Kathy Rakness Art Teacher

            Art teacher Kathy Rakness has taught students for the past 47 years and, like New England Quarterback Tom Brady, has no plans to retire. In 1972, she moved from her home State of North Dakota to North Loup where she still lives. She began her teaching career at North Loup-Scotia High School and now divides her time teaching middle, high, and Special Ed students at Central Valley in Greeley as well as elementary grades 4 through 6 in Scotia. Over the years, she has taught all forms of art, including dark room photography, printmaking, sculpture, Calligraphy, clay, acrylic and watercolor.

            Rakness is passionate about her field of study. Ask her where the world would be without art, and her answer is unequivocal. “The only way we know about history is through art. Cavemen were our first architects. They used caves for shelter and told their stories by airbrushing paint through hollow bones.” She said without cave drawings, we would never have known that back in the Stone Age people held religious rites before they went on a hunt. Ergo, she said, much of the Civil War would have gone untold if there hadn’t been artists out in the battlefield.

            Rakness’ love for teaching is matched by her affection for her students. She enjoys their energy and optimism and appreciates that her Art classes give them a break from their other studies. "I think kids feel comfortable in Art because they can express rather than stress themselves here,” she said. And while it’s true that some students are more artistically gifted than others, Rakness said, to her, success isn’t just about talent, “it’s about a student’s determination and willingness to follow a process through to completion.”

            At this place in the curriculum, Rakness’ students are following the process of pottery making, an ancient art that began back in the Neolithic period over 10,000 years ago. Rakness said she enjoys bringing this timeless form of art into the classroom where her students can create their own history. Before they begin any project, however, she said students first need to learn the basics about it. “Whatever form of art we are doing, we learn the vocabulary that is unique to that art and use it every day. After a while, it becomes second nature.” That means before any of her students take a handful of clay and either slab, sculpt, pinch, coil, cloisonné or get their hands muddy at the potter’s wheel, they must first learn about the clay, or greenware, they use. “It has to have the right consistency for it to form,” Rakness said. This is done by taking a mixture of hard new clay and wet “reclaimed” clay that is stored in a large barrel in her classroom and combining them through a machine called an Extruder until the right consistency is reached. Once done, the students begin building their clay.

Over time, Rakness said, each student will be required to make several pieces of pottery using various methods of construction. However, for these—like most—students, the favorite way to form or throw the clay is on a potter’s wheel. Rakness has two wheels in her classroom; one newly acquired this year while the other, she said fondly, she’s had for 47 years, “and it still runs.”

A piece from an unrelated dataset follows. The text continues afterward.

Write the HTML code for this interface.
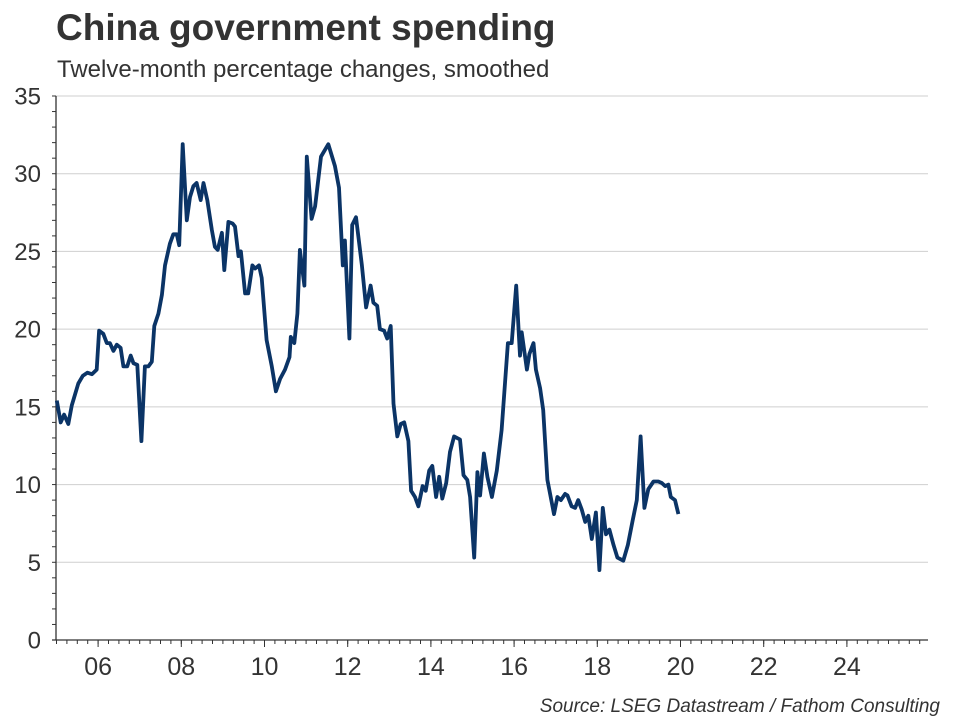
<!DOCTYPE html>
<html><head><meta charset="utf-8"><style>
body{margin:0;background:#fff;width:960px;height:720px;overflow:hidden;font-family:"Liberation Sans",Arial,sans-serif}
svg{display:block}
</style></head><body>
<svg id="chart" width="960" height="720">
<text x="56" y="40" font-size="37" font-weight="bold" fill="#333">China government spending</text>
<text x="57" y="77" font-size="24" fill="#333">Twelve-month percentage changes, smoothed</text>
<text x="940" y="712" font-size="19" font-style="italic" fill="#333" text-anchor="end">Source: LSEG Datastream / Fathom Consulting</text>
<g id="grid"></g><g id="axes"></g><g id="series"></g>
</svg>
<script>
const monthIndex=[0.1,1.2,2.2,3.4,4.4,6.3,7.6,8.9,10.2,11.6,12.3,13.5,14.5,15.4,16.4,17.4,18.5,19.3,20.4,21.4,22.2,23.3,24.5,25.5,26.5,27.5,28.2,29.4,30.4,31.3,32.7,33.7,34.7,35.4,36.4,37.6,38.5,39.5,40.4,41.6,42.4,43.5,44.8,45.7,46.5,47.7,48.4,49.6,50.8,51.5,52.5,53.2,54.4,55.3,56.5,57.3,58.4,59.2,60.6,62.1,63.3,64.5,65.9,67.2,67.6,68.6,69.5,70.2,71.5,72.2,73.6,74.6,76.3,78.4,80.3,81.5,82.6,83.2,84.5,85.3,86.4,88.1,89.3,90.6,91.4,92.5,93.3,94.5,95.4,96.4,97.2,98.3,99.3,100.3,101.5,102.3,103.4,104.4,105.6,106.5,107.5,108.4,109.5,110.4,111.3,112.4,113.5,114.7,116.4,117.4,118.5,119.3,120.5,121.4,122.2,123.3,124.3,125.6,127.0,128.4,130.2,131.3,132.6,133.7,134.2,135.7,136.4,137.6,138.3,139.5,140.4,141.6,143.5,144.5,145.5,146.7,147.4,148.6,149.6,150.5,151.5,152.5,153.4,154.4,155.6,156.6,157.6,158.5,159.5,160.7,161.8,163.5,164.8,166.2,167.4,168.5,169.6,170.7,172.2,173.6,174.6,175.6,176.5,177.2,178.4,179.4];
const spending=[15.4,14.0,14.5,13.9,15.1,16.5,17.0,17.2,17.1,17.4,19.9,19.7,19.1,19.1,18.6,19.0,18.8,17.6,17.6,18.3,17.8,17.7,12.8,17.6,17.6,17.9,20.2,21.0,22.2,24.1,25.5,26.1,26.1,25.4,31.9,27.0,28.5,29.2,29.4,28.3,29.4,28.3,26.4,25.3,25.1,26.2,23.8,26.9,26.8,26.6,24.7,25.0,22.3,22.3,24.1,23.9,24.1,23.3,19.3,17.6,16.0,16.8,17.4,18.2,19.5,19.1,21.0,25.1,22.8,31.1,27.1,27.9,31.1,31.9,30.5,29.1,24.1,25.7,19.4,26.7,27.2,24.1,21.4,22.8,21.7,21.5,20.0,19.9,19.4,20.2,15.2,13.1,13.9,14.0,12.8,9.6,9.2,8.6,9.9,9.6,10.9,11.2,9.2,10.5,9.1,10.1,12.1,13.1,12.9,10.6,10.3,9.2,5.3,10.8,9.3,12.0,10.5,9.2,10.9,13.5,19.1,19.1,22.8,18.3,19.8,17.4,18.4,19.1,17.4,16.2,14.8,10.3,8.1,9.2,9.0,9.4,9.3,8.6,8.5,9.0,8.4,7.6,8.0,6.5,8.2,4.5,8.5,6.8,7.1,6.1,5.3,5.1,6.1,7.7,9.0,13.1,8.5,9.7,10.2,10.2,10.1,9.9,10.0,9.2,9.0,8.1];
const yTicks=[0,5,10,15,20,25,30,35];
const xTickYears=[2006,2008,2010,2012,2014,2016,2018,2020,2022,2024];
const xTickLabels=["06","08","10","12","14","16","18","20","22","24"];
const startYear=2005;
const L=56,R=928,T=96,B=640,yMax=35,pxPerYear=41.6;
const NS="http://www.w3.org/2000/svg";
function sx(year){return L+0.5+(year-startYear)*pxPerYear;}
function sy(v){return B-(v/yMax)*(B-T);}
function mk(tag,attrs,parent){const e=document.createElementNS(NS,tag);for(const k in attrs)e.setAttribute(k,attrs[k]);parent.appendChild(e);return e;}
const grid=document.getElementById('grid'),axes=document.getElementById('axes'),series=document.getElementById('series');
yTicks.forEach(v=>{
  if(v>0){const g=mk('line',{x1:L,x2:R,y1:sy(v),y2:sy(v),stroke:'#cfcfcf','stroke-width':1},grid);
  
  }
  const t=mk('text',{x:41,y:sy(v)+8.5,'font-size':24,fill:'#333','text-anchor':'end'},axes);t.textContent=v;
  
  
});
for(let v=0;v<=yMax;v++){mk('line',{x1:L-4,x2:L,y1:sy(v),y2:sy(v),stroke:'#333','stroke-width':1},axes);}
for(let q=0;q<=84;q++){const x=sx(startYear+q/4);if(x>R)break;mk('line',{x1:x,x2:x,y1:B,y2:B+4,stroke:'#333','stroke-width':1},axes);}
xTickYears.forEach((yr,i)=>{const x=sx(yr);
  mk('line',{x1:x,x2:x,y1:B,y2:B+7,stroke:'#333','stroke-width':1},axes);
  const t=mk('text',{x:x,y:B+35,'font-size':25,fill:'#333','text-anchor':'middle'},axes);t.textContent=xTickLabels[i];
  
  
});
const ya=mk('line',{x1:L,x2:L,y1:T,y2:B,stroke:'#333','stroke-width':1.3},axes);


const xa=mk('line',{x1:L-4,x2:R,y1:B,y2:B,stroke:'#333','stroke-width':1.3},axes);


const d=spending.map((v,i)=>(i?'L':'M')+sx(startYear+monthIndex[i]/12).toFixed(1)+','+sy(v).toFixed(1)).join(' ');
const p=mk('path',{d:d,fill:'none',stroke:'#0b3466','stroke-width':3.8,'stroke-linejoin':'round'},series);


</script>
</body></html>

            Once the clay is formed, it becomes greenware, and students get to carve or stamp the piece. Rakness said this is where kids get to personalize their work by adding clay for texture or burnishing the piece. When it’s done to both the student and teacher’s satisfaction, the greenware is set aside to dry for about a week. Once dried, it goes into a kiln that is kept in a small utility space for its first “bisque” fire, a process Rakness described as a slower heat which allows the clay to thoroughly dry and harden. She said the students then choose a color to glaze, or paint, their pottery. The glaze, she explained, is a liquid suspension of glass which gives the pottery color and shine as well as a hard seal. After that, the pottery goes back in the kiln for a second, “faster fire” which sets the glaze into the bisque ware. Rakness said once it’s removed from the kiln, the pottery is done and ready for grading.

            Over the years, Rakness said her students have made everything from spaghetti coil pots to garden lamps to gravy boats and five-piece dinner sets. She said she hopes all her students will hold on to some of their pottery and, as their futures unfold, the pieces will become good reminders of a time they spent in her classroom learning and enjoying ways to be creative.

            She noted while most of the art projects her students do go without incident, her pottery classes have had a few kerfluffles. “If a student’s clay form is too thick, it can contain air bubbles.” She said that’s a problem because as the piece is firing in the kiln, her room will suddenly reverberate with a loud pop-popping noise. “That means someone’s pottery has exploded, and it usually takes several other pieces out with it.”  On other occasions, she said she’s watched students’ expressions fall after they dropped their formed greenware or finished pottery on the floor, breaking them into pieces. And then there are the times when kids have spilled whole containers of glaze because the caps weren’t put on tight enough. “Once,” she said, “I picked up a container of glaze and went to shake it. The glaze went down my back and ruined my shoes.” She joked the school still hasn’t reimbursed her for those shoes.

            Rakness said even though she oversees all the students’ work, it isn’t until later when she can really appreciate the progress they’ve made. Even after 47 years, she said she never tires of seeing her students express themselves through their art. “I am always so thrilled when we get to see the Art Exhibit held each year at the Awards Banquet. I feel like I’m really looking at the students’ work for the first time and thinking, ‘Wow!’